To be successful in property these days you have to use your brain. You must buy, manage and sell property on the basis of analysis rather than instinct or sentiment. The secret is to think through a strategy to identify the best properties so that you buy something that will perform both in good times and in bad.
Since the first edition of this book in 1996 I have presented numerous seminars and talks and met thousands of property investors, and as well have provided advice on wealth creation to many individuals. The stories these people have told me have confirmed for me the basic themes of this book. These themes are:
Buy for yield first. This is the most critical part of investing in todays markets. The investment must stack up well purely in terms of the cash flow that you can take from it by way of rent and not be reliant or dependent upon capital growth. That is not to say that growth in rents and in capital value are not important of course they are! However, these are secondary benefits. Your investment must perform and be valid solely on the basis of its rental income, with any growth being seen almost as a bonus.

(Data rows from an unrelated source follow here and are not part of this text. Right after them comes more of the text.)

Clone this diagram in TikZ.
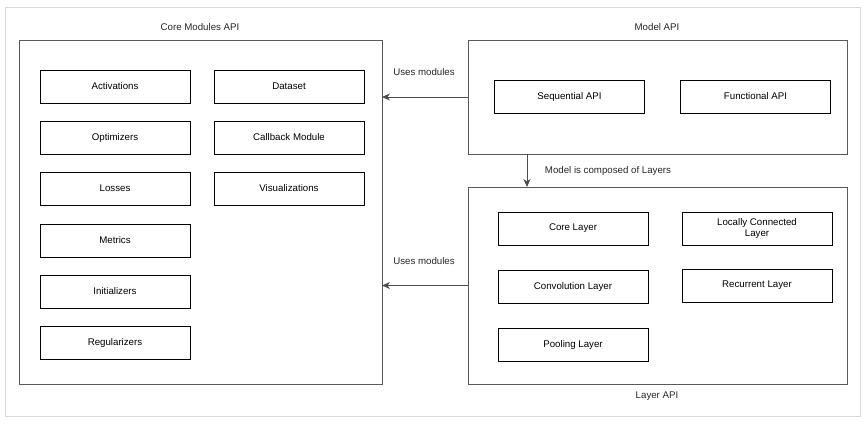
\documentclass[tikz,border=0pt]{standalone}
\usepackage{fontspec}
\setmainfont{Liberation Sans}
\usetikzlibrary{arrows.meta}
\begin{document}
\begin{tikzpicture}[x=1pt,y=-1pt,
  every node/.style={font=\fontsize{9.7}{11.5}\selectfont, inner sep=0pt, outer sep=0pt},
  modbox/.style={draw=black, line width=0.8pt, minimum width=150pt, minimum height=33pt, align=center},
  apibox/.style={draw=black!65, line width=0.9pt},
  lbl/.style={text=black!85},
  conn/.style={draw=black!70, line width=0.9pt, -{Stealth[length=8pt,width=7pt,inset=2.5pt]}}
]
\useasboundingbox (0,0) rectangle (866,425);
\draw[black!15, line width=0.8pt] (5,7) rectangle (860,416);

% big containers
\node[apibox, minimum width=363pt, minimum height=344pt] (core) at (200.5,212) {};
\node[apibox, minimum width=379pt, minimum height=114pt] (model) at (657.5,97) {};
\node[apibox, minimum width=379pt, minimum height=197pt] (layer) at (657.5,285.5) {};

\node[lbl] (coret) at (200,27) {Core Modules API};
\node[lbl] (modelt) at (657,27) {Model API};
\node[lbl] (layert) at (657,396) {Layer API};

% core modules
\node[modbox] (act) at (115,86.5) {Activations};
\node[modbox] (opt) at (115,137.5) {Optimizers};
\node[modbox] (loss) at (115,188.5) {Losses};
\node[modbox] (met) at (115,240.5) {Metrics};
\node[modbox] (init) at (115,291.5) {Initializers};
\node[modbox] (reg) at (115,342.5) {Regularizers};
\node[modbox] (data) at (289,86.5) {Dataset};
\node[modbox] (cb) at (289,137.5) {Callback Module};
\node[modbox] (vis) at (289,188.5) {Visualizations};

% model api
\node[modbox] (seq) at (569.5,96.5) {Sequential API};
\node[modbox] (func) at (755.5,96.5) {Functional API};

% layer api
\node[modbox] (corel) at (573,228.5) {Core Layer};
\node[modbox] (loc) at (757,228.5) {Locally Connected\\Layer};
\node[modbox] (conv) at (573,286.5) {Convolution Layer};
\node[modbox] (rec) at (757,285.5) {Recurrent Layer};
\node[modbox] (pool) at (573,344.5) {Pooling Layer};

% connectors
\draw[conn] (model.west) -- (model.west -| core.east);
\draw[conn] (layer.west) -- (layer.west -| core.east);
\draw[conn] ([xshift=-130.5pt]model.south) -- ([xshift=-130.5pt]layer.north);

\node[lbl] (u1) at (424,72) {Uses modules};
\node[lbl] (u2) at (424,261) {Uses modules};
\node[lbl] (comp) at (608,171) {Model is composed of Layers};
\end{tikzpicture}
\end{document}
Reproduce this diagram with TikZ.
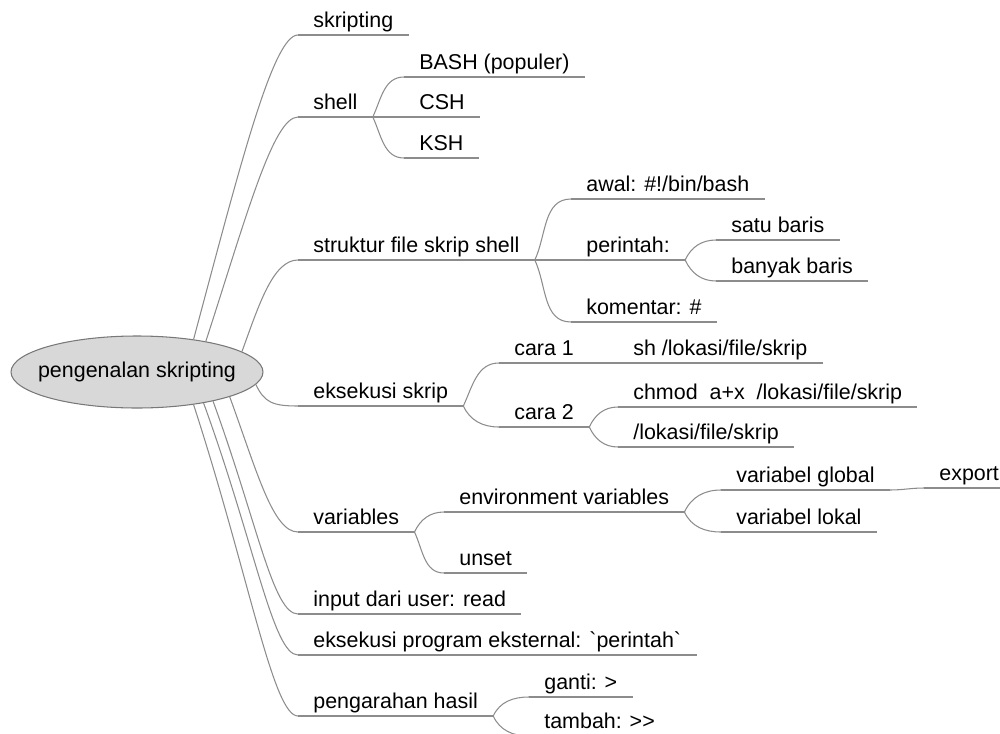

Houses make lousy investments. Houses tend to be bought and sold on very low yields and are therefore reliant on capital growth to make them a worthwhile investment. Purpose-built flats tend to be much better as they usually sell on higher yields (and often require less maintenance). However, I still favour industrial property (warehouses and factories) as the property class that offers the best return, the most security, least management and maintenance, and which has the lowest obsolescence factor. It may take a bit of time to learn about industrial property because it is not as familiar to most of us as flats and houses, but it is worth spending that time.